If you have student loans piled up like most Americans, you’ve probably wondered (to varying degrees of seriousness) what happens when you stop paying your student loans?
Years of college is generally the way to go to build yourself a better future. A higher education should be able to get you a pretty nice paycheck at the end of every week, however years of college can also leave you with some pretty hefty school loans.
Unfortunately, college is expensive, times can get tough, and you may find yourself choosing between making that student loan payment or put food on your table. You can save money on college textbooks, but that’s not enough.
If you are considering stopping payments on your student loan (or if you don’t have Taylor Swift helping to pay off your student loans) here are seven different things that can happen when you stop paying your student loans.
When you stop paying your student loans…
1. Your Loan Will Become Delinquent
If you stop making payments on your federal student loan, it will move to “delinquent” the very first day you are late. It will take about 90 days for the three major credit bureaus to get notified, in which case your credit score will then be affected.
2. Your Loan Will Go Into Default
Once your federal loan has moved into default, after 270 days of non payment, you will now be responsible for paying the whole balance in full. You are out of time to make up missed payments at this point.
If you have loans through private lenders, they likely will not be as forgiving as the government. In fact, some loans will find themselves heading to collection agencies after two to three payments, whereas others may not go into default until about 120 days after your first missed payment.
3. There are Federal Consequences
If you stop making payments on your federal loans, the government can step in with some pretty harsh consequences. For example, they can garnish your wages, and take back any tax returns that you may be owed, and also take a part of other federal funding that you may be receiving.
4. Loan Balances Get Harder to Pay
The longer you put off making a payment, the larger your payments will get, due to the interest your debt will accrue. If you are already struggling to pay now, it will only get worse, until you take some sort of action.
5. Your Credit Will Suffer
Once the credit reporting agencies have been reported to, your credit score will suffer. With poor credit you will likely struggle to qualify for other future lines of credit, whether for a car loan, or credit card, until you can bring your score back up.
6. You Can Get Sued
Both the government and private lenders could potentially sue you, for not making payments on your student loans. In fact, if the government wins, they can place a lien on your assets, until the loans are paid off, fully.
7. Extra Fees
Once the collection agencies step in, not only will you be receiving a slew of phone calls and letters demanding money, you will also be hit with extra fees from the collection agents.
What’s the best way to pay off student loans?
Any way you can! You can work a side hustle (this is a great post on how to make extra money) or work on getting a budget in place, but no matter what you do, don’t put off your student loan payments.
What do I do if I can’t pay my student loans?

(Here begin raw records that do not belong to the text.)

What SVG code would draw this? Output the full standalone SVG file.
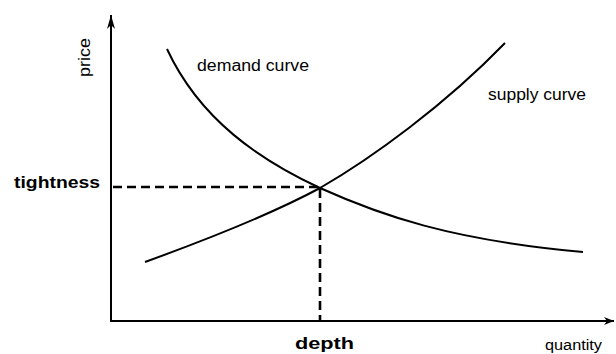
<svg xmlns="http://www.w3.org/2000/svg" width="616" height="354" viewBox="0 0 616 354">
<style>
.ax{stroke:#000;stroke-width:2;fill:none}
.cv{stroke:#000;stroke-width:2;fill:none}
.dash{stroke:#000;stroke-width:2.6;fill:none;stroke-dasharray:9 5}
.lbl{font-family:"Liberation Sans",Arial,sans-serif;font-size:16px;fill:#000}
.b{font-weight:bold}
</style>
<defs>
<marker id="arr" viewBox="0 0 10 10" refX="10" refY="5" markerWidth="10" markerHeight="10" markerUnits="userSpaceOnUse" orient="auto">
<path d="M0,1 L10,5 L0,9 L3,5 Z" fill="#000"/>
</marker>
<marker id="arrY" viewBox="0 0 14 8" refX="14" refY="4" markerWidth="14" markerHeight="8" markerUnits="userSpaceOnUse" orient="auto">
<path d="M0,0 L14,4 L0,8 L4,4 Z" fill="#000"/>
</marker>
</defs>
<g id="axes">
<line class="ax" x1="111" y1="321" x2="111" y2="15" marker-end="url(#arrY)"/>
<line class="ax" x1="110" y1="321" x2="614" y2="321" marker-end="url(#arr)"/>
</g>
<g id="connectors">
<path class="dash" d="M113,187 L320,187"/>
<path class="dash" d="M320,189 L320,320"/>
</g>
<g id="demand">
<path class="cv" d="M167,49 C200,120 260,160 320,188 C380,215 450,240 583,252"/>
<text class="lbl" x="197" y="71" textLength="112" lengthAdjust="spacingAndGlyphs">demand curve</text>
</g>
<g id="supply">
<path class="cv" d="M145,262 C200,242 270,215 320,188 C372,158 445,105 505,43"/>
<text class="lbl" x="488" y="100" textLength="98" lengthAdjust="spacingAndGlyphs">supply curve</text>
</g>
<g id="labels">
<text class="lbl" transform="translate(90,77) rotate(-90)" textLength="39" lengthAdjust="spacingAndGlyphs" style="font-size:17px">price</text>
<text class="lbl b" x="14" y="188" textLength="86" lengthAdjust="spacingAndGlyphs">tightness</text>
<text class="lbl b" x="295" y="349" textLength="59" lengthAdjust="spacingAndGlyphs">depth</text>
<text class="lbl" x="545" y="350" textLength="57" lengthAdjust="spacingAndGlyphs" style="font-size:14px">quantity</text>
</g>
</svg>
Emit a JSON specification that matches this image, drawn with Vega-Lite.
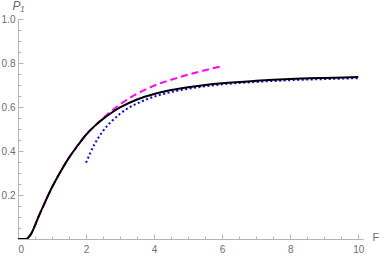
{
  "$schema": "https://vega.github.io/schema/vega-lite/v6.json",
  "width": 345,
  "height": 220,
  "autosize": {"type": "none"},
  "padding": {"left": 18, "top": 19, "right": 19, "bottom": 19},
  "background": "white",
  "config": {
    "view": {"stroke": null},
    "axis": {
      "grid": false,
      "domainColor": "#b5b5b5",
      "tickColor": "#b5b5b5",
      "labelColor": "#6e6e6e",
      "labelFont": "Liberation Sans",
      "labelFontSize": 10,
      "titleFont": "Liberation Sans",
      "titleFontWeight": "normal",
      "titleColor": "#6e6e6e",
      "domainWidth": 1,
      "tickWidth": 1
    }
  },
  "datasets": {
    "exact": [
      {"F": 0, "P": 0}, {"F": 0.1, "P": 0}, {"F": 0.2, "P": 0}, {"F": 0.25, "P": 0.001},
      {"F": 0.3, "P": 0.006}, {"F": 0.35, "P": 0.015}, {"F": 0.4, "P": 0.027}, {"F": 0.5, "P": 0.062},
      {"F": 0.6, "P": 0.1}, {"F": 0.75, "P": 0.152}, {"F": 1, "P": 0.235}, {"F": 1.25, "P": 0.306},
      {"F": 1.5, "P": 0.37}, {"F": 1.75, "P": 0.424}, {"F": 2, "P": 0.474}, {"F": 2.25, "P": 0.513},
      {"F": 2.5, "P": 0.546}, {"F": 2.75, "P": 0.574}, {"F": 3, "P": 0.598}, {"F": 3.5, "P": 0.634},
      {"F": 4, "P": 0.659}, {"F": 4.5, "P": 0.677}, {"F": 5, "P": 0.69}, {"F": 5.5, "P": 0.7},
      {"F": 6, "P": 0.708}, {"F": 7, "P": 0.719}, {"F": 8, "P": 0.727}, {"F": 9, "P": 0.732},
      {"F": 10, "P": 0.736}
    ],
    "small": [
      {"F": 0, "P": 0}, {"F": 0.1, "P": 0}, {"F": 0.2, "P": 0}, {"F": 0.25, "P": 0.001},
      {"F": 0.3, "P": 0.006}, {"F": 0.35, "P": 0.015}, {"F": 0.4, "P": 0.027}, {"F": 0.5, "P": 0.062},
      {"F": 0.6, "P": 0.1}, {"F": 0.75, "P": 0.152}, {"F": 1, "P": 0.235}, {"F": 1.25, "P": 0.306},
      {"F": 1.5, "P": 0.37}, {"F": 1.75, "P": 0.424}, {"F": 2, "P": 0.474}, {"F": 2.25, "P": 0.513},
      {"F": 2.5, "P": 0.549}, {"F": 2.75, "P": 0.582}, {"F": 3, "P": 0.612}, {"F": 3.5, "P": 0.66},
      {"F": 4, "P": 0.697}, {"F": 4.5, "P": 0.724}, {"F": 5, "P": 0.747}, {"F": 5.5, "P": 0.767},
      {"F": 6, "P": 0.786}
    ],
    "large": [
      {"F": 2, "P": 0.347}, {"F": 2.25, "P": 0.431}, {"F": 2.5, "P": 0.491}, {"F": 2.75, "P": 0.535},
      {"F": 3, "P": 0.569}, {"F": 3.25, "P": 0.596}, {"F": 3.5, "P": 0.616}, {"F": 4, "P": 0.647},
      {"F": 4.5, "P": 0.668}, {"F": 5, "P": 0.683}, {"F": 5.5, "P": 0.694}, {"F": 6, "P": 0.703},
      {"F": 7, "P": 0.714}, {"F": 8, "P": 0.722}, {"F": 9, "P": 0.727}, {"F": 10, "P": 0.731}
    ]
  },
  "resolve": {"axis": {"x": "independent", "y": "independent"}},
  "layer": [
    {
      "data": {"name": "small"},
      "mark": {"type": "line", "color": "#ff00ff", "strokeWidth": 2, "strokeDash": [7, 4], "interpolate": "monotone", "clip": true},
      "encoding": {
        "x": {"field": "F", "type": "quantitative", "scale": {"domain": [0, 10.14], "nice": false, "zero": false},
          "axis": {"orient": "bottom", "values": [0.5, 1, 1.5, 2.5, 3, 3.5, 4.5, 5, 5.5, 6.5, 7, 7.5, 8.5, 9, 9.5], "tickSize": -3, "labels": false, "domain": false, "title": null}},
        "y": {"field": "P", "type": "quantitative", "scale": {"domain": [0, 1], "nice": false, "zero": false},
          "axis": {"orient": "left", "values": [0.05, 0.1, 0.15, 0.25, 0.3, 0.35, 0.45, 0.5, 0.55, 0.65, 0.7, 0.75, 0.85, 0.9, 0.95], "tickSize": -3, "labels": false, "domain": false, "title": null}}
      }
    },
    {
      "data": {"name": "large"},
      "mark": {"type": "line", "color": "#0000ff", "strokeWidth": 2, "strokeDash": [2, 2.5], "interpolate": "monotone", "clip": true},
      "encoding": {
        "x": {"field": "F", "type": "quantitative", "scale": {"domain": [0, 10.14], "nice": false, "zero": false}, "axis": null},
        "y": {"field": "P", "type": "quantitative", "scale": {"domain": [0, 1], "nice": false, "zero": false}, "axis": null}
      }
    },
    {
      "data": {"name": "exact"},
      "mark": {"type": "line", "color": "#000000", "strokeWidth": 2, "interpolate": "monotone", "clip": true},
      "encoding": {
        "x": {"field": "F", "type": "quantitative", "scale": {"domain": [0, 10.14], "nice": false, "zero": false},
          "axis": {"orient": "bottom", "values": [0, 2, 4, 6, 8, 10], "format": "d", "tickSize": -5, "labelPadding": 10,
            "title": "F", "titleX": 354, "titleY": -2, "titleAlign": "left", "titleBaseline": "middle", "titleFontSize": 11}},
        "y": {"field": "P", "type": "quantitative", "scale": {"domain": [0, 1], "nice": false, "zero": false},
          "axis": {"orient": "left", "values": [0.2, 0.4, 0.6, 0.8, 1.0], "format": ".1f", "tickSize": -5, "labelPadding": 8,
            "title": "P₁", "titleAngle": 0, "titleX": -6, "titleY": -19, "titleAlign": "left", "titleBaseline": "top", "titleFontStyle": "italic", "titleFontSize": 12}}
      }
    }
  ]
}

The first thing you need to do is get in touch with the student loan company. Often there are financial hardship options like forbearance or deferment that can help, at least temporarily. Some also offer sliding payment scales or other graduated repayment plans. Whatever you do, don’t ignore them.
I stupidly put off paying off one of my student loans. I don’t even remember why.
Then I forgot about it.
I got a couple letters, but I didn’t read them. BAD PLAN.
I spent hours putting together and filing our taxes, looking forward to a nice big juicy tax return that we were going to use to take a 7 day cruise (our first REAL vacation since our honeymoon 5 years ago).
Instead I got a letter in the mail saying our ENTIRE tax return had been seized to put towards my student loans from 2001. Needless to say I was devastated, and I felt SO guilty that my husband was going to miss out on our vacation we had planned with our best friends because of my stupid mistake.
Don’t do what I did! Communicate, keep track of your payment arrangements and don’t put your head in the sand.
Oh, and remember that you can’t get out of student loans by filing for bankruptcy, so avoiding them is out of the question.
What are deferment and forbearance?
Both are options that may be available to you when repaying your student loan. During a deferment, you are not responsible for paying the interest that accrues, but you do with forbearance. You can read more about these student loan repayment options here, and check with your student loan servicer to see what options are available for your specific situation.
Have you ever had difficulty paying your student loans? What tricks did you use to get back on track?